> _GOAL_: Can you output, word for word, the lines between the one holding "What Apache ECharts" and the one holding "const yInterval = [1, 20, 2, 5];", inclusive, leaving out any pictures?

> _SUPPLIED ENTRIES_:

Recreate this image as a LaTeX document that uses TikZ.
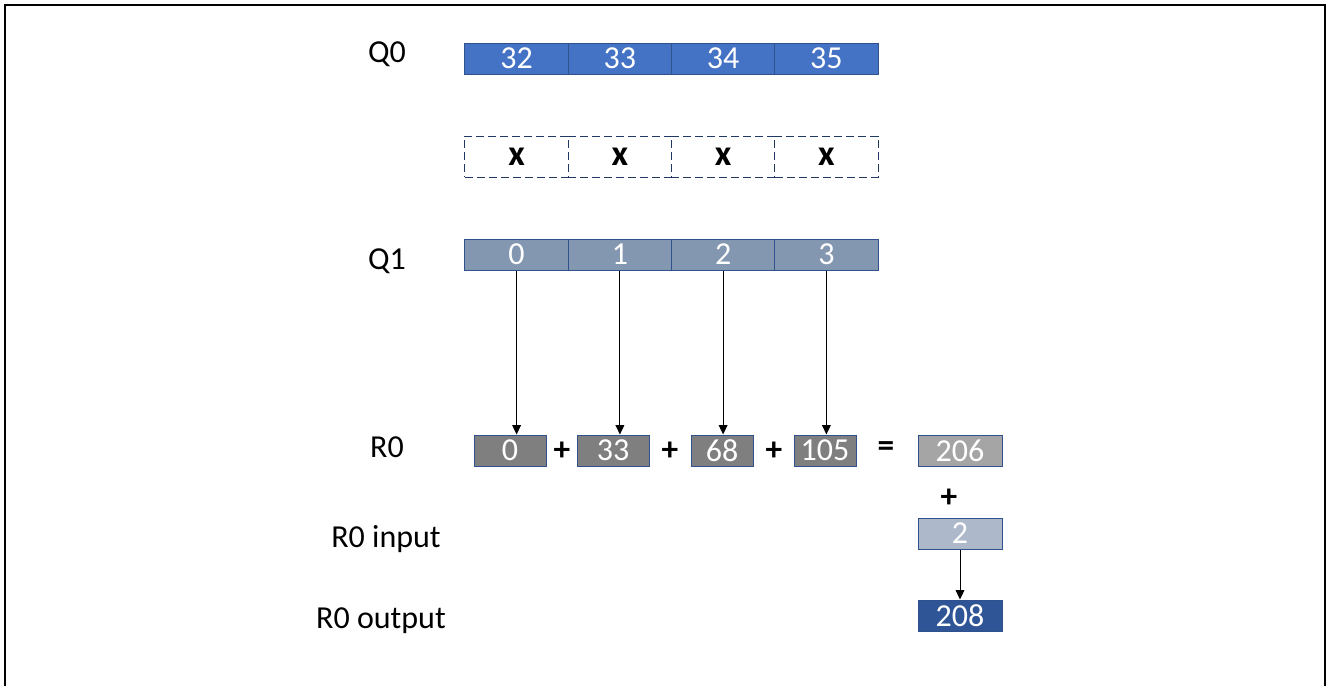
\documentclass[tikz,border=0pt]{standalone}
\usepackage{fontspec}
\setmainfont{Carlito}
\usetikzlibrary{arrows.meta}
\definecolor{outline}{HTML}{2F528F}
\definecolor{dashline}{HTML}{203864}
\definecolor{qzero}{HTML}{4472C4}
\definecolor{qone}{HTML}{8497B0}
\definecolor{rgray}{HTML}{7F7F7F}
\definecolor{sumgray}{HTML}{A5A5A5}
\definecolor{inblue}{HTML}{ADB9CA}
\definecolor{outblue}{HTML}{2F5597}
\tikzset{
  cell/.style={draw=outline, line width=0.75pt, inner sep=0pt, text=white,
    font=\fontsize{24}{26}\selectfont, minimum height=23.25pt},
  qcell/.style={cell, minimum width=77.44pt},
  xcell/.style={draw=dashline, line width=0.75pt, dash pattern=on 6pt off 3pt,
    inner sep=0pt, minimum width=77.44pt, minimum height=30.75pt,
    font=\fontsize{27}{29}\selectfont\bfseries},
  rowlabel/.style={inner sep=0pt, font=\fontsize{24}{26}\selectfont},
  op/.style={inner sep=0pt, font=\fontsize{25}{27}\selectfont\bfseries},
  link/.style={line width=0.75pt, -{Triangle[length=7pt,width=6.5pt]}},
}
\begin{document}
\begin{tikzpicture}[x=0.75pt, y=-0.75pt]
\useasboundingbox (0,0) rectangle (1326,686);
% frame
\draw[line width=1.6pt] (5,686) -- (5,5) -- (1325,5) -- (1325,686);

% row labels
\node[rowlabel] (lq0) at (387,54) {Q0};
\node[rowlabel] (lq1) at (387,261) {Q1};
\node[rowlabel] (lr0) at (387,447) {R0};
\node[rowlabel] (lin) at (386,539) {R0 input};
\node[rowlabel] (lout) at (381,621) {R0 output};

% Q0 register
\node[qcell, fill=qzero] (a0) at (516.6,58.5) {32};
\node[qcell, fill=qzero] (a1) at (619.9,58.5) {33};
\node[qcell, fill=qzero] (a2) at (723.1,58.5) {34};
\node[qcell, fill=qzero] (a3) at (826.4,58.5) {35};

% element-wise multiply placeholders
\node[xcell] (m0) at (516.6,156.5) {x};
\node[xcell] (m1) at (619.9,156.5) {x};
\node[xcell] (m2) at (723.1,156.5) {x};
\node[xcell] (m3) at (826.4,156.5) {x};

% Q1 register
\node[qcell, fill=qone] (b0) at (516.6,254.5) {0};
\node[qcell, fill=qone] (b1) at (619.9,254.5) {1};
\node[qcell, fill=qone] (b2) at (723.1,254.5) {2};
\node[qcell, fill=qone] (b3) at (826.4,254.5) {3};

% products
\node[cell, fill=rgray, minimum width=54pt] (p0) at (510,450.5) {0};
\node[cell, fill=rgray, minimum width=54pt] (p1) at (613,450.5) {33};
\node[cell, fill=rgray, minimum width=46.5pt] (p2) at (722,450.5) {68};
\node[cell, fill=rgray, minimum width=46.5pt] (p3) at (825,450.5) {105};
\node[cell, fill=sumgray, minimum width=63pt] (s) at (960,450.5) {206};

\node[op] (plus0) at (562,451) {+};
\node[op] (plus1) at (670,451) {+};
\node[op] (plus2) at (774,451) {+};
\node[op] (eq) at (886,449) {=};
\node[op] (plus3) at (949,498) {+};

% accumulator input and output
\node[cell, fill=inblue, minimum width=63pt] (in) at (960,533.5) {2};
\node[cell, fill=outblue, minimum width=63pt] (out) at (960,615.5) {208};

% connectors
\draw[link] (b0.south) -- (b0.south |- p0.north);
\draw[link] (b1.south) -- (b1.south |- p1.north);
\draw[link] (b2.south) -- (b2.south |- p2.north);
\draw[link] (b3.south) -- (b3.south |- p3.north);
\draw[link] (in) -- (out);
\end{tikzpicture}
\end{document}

==

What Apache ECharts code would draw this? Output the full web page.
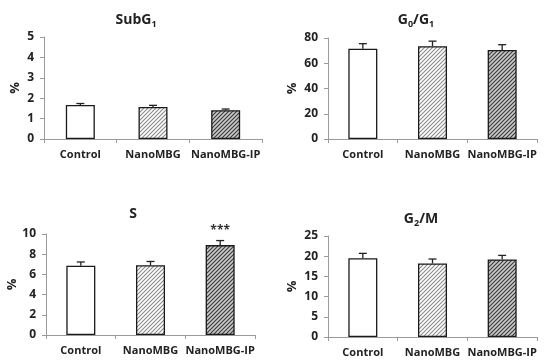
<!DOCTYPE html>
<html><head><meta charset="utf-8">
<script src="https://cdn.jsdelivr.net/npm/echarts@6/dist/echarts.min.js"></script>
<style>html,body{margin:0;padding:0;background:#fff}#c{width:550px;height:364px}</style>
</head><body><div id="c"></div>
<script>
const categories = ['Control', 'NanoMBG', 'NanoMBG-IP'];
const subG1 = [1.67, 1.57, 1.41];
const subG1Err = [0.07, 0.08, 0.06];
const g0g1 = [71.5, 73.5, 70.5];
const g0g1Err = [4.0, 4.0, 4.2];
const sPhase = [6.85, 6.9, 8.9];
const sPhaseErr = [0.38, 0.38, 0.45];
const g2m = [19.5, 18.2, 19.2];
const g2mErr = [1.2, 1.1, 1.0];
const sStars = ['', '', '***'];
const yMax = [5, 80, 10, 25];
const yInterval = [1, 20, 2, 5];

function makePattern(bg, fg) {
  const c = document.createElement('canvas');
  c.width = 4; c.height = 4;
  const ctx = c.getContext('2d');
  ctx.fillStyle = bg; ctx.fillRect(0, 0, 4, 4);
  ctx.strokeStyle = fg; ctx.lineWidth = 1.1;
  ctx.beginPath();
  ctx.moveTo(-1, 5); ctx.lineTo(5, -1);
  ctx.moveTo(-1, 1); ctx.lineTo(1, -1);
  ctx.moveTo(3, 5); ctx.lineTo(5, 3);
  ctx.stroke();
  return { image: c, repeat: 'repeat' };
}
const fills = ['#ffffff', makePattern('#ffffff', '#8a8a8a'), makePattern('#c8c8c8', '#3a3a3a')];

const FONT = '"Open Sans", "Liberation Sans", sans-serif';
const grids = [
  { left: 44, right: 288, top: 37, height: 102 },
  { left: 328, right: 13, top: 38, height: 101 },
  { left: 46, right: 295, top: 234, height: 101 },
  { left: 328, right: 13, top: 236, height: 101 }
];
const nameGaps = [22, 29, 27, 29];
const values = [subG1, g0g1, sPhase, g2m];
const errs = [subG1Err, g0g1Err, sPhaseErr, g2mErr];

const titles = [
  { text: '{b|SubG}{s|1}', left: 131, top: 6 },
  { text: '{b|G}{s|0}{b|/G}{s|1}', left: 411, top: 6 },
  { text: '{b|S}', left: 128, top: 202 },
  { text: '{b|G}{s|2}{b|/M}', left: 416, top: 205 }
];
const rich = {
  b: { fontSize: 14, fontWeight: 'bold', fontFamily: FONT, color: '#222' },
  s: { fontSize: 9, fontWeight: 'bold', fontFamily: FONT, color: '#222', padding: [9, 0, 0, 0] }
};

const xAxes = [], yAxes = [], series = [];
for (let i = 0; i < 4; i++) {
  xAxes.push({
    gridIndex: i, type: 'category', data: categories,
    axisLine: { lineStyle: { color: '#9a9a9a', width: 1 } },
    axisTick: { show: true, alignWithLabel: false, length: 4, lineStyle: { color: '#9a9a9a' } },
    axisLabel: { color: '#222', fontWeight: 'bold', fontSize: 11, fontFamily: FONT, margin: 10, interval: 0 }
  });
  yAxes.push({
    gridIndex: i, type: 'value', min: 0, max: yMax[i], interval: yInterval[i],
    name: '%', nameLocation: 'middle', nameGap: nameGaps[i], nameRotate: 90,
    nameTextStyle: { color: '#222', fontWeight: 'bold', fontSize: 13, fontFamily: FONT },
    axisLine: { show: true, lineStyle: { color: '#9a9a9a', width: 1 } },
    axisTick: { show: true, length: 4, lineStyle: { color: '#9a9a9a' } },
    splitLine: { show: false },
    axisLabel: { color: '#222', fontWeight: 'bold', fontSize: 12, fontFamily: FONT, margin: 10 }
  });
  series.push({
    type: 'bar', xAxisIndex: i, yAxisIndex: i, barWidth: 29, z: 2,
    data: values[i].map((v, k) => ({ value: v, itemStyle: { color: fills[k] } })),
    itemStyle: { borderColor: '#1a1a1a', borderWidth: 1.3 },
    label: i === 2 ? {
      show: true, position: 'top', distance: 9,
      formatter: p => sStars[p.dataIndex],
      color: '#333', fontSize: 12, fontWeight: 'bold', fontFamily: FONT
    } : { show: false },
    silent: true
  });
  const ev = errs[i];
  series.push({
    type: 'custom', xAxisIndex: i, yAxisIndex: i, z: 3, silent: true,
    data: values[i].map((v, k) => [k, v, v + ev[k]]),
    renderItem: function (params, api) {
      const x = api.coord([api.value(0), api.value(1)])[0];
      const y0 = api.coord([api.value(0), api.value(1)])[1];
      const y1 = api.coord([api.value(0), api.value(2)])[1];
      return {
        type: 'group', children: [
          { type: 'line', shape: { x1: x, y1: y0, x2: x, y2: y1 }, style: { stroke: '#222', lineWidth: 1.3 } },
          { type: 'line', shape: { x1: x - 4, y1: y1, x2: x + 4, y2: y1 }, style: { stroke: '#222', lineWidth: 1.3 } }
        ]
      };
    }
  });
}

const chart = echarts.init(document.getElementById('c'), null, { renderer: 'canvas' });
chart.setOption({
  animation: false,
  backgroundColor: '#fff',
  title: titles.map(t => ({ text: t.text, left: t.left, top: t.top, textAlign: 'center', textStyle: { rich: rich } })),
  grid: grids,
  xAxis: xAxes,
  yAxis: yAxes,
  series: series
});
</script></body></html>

> _TASK OUTPUT_:
What Apache ECharts code would draw this? Output the full web page.
<!DOCTYPE html>
<html><head><meta charset="utf-8">
<script src="https://cdn.jsdelivr.net/npm/echarts@6/dist/echarts.min.js"></script>
<style>html,body{margin:0;padding:0;background:#fff}#c{width:550px;height:364px}</style>
</head><body><div id="c"></div>
<script>
const categories = ['Control', 'NanoMBG', 'NanoMBG-IP'];
const subG1 = [1.67, 1.57, 1.41];
const subG1Err = [0.07, 0.08, 0.06];
const g0g1 = [71.5, 73.5, 70.5];
const g0g1Err = [4.0, 4.0, 4.2];
const sPhase = [6.85, 6.9, 8.9];
const sPhaseErr = [0.38, 0.38, 0.45];
const g2m = [19.5, 18.2, 19.2];
const g2mErr = [1.2, 1.1, 1.0];
const sStars = ['', '', '***'];
const yMax = [5, 80, 10, 25];
const yInterval = [1, 20, 2, 5];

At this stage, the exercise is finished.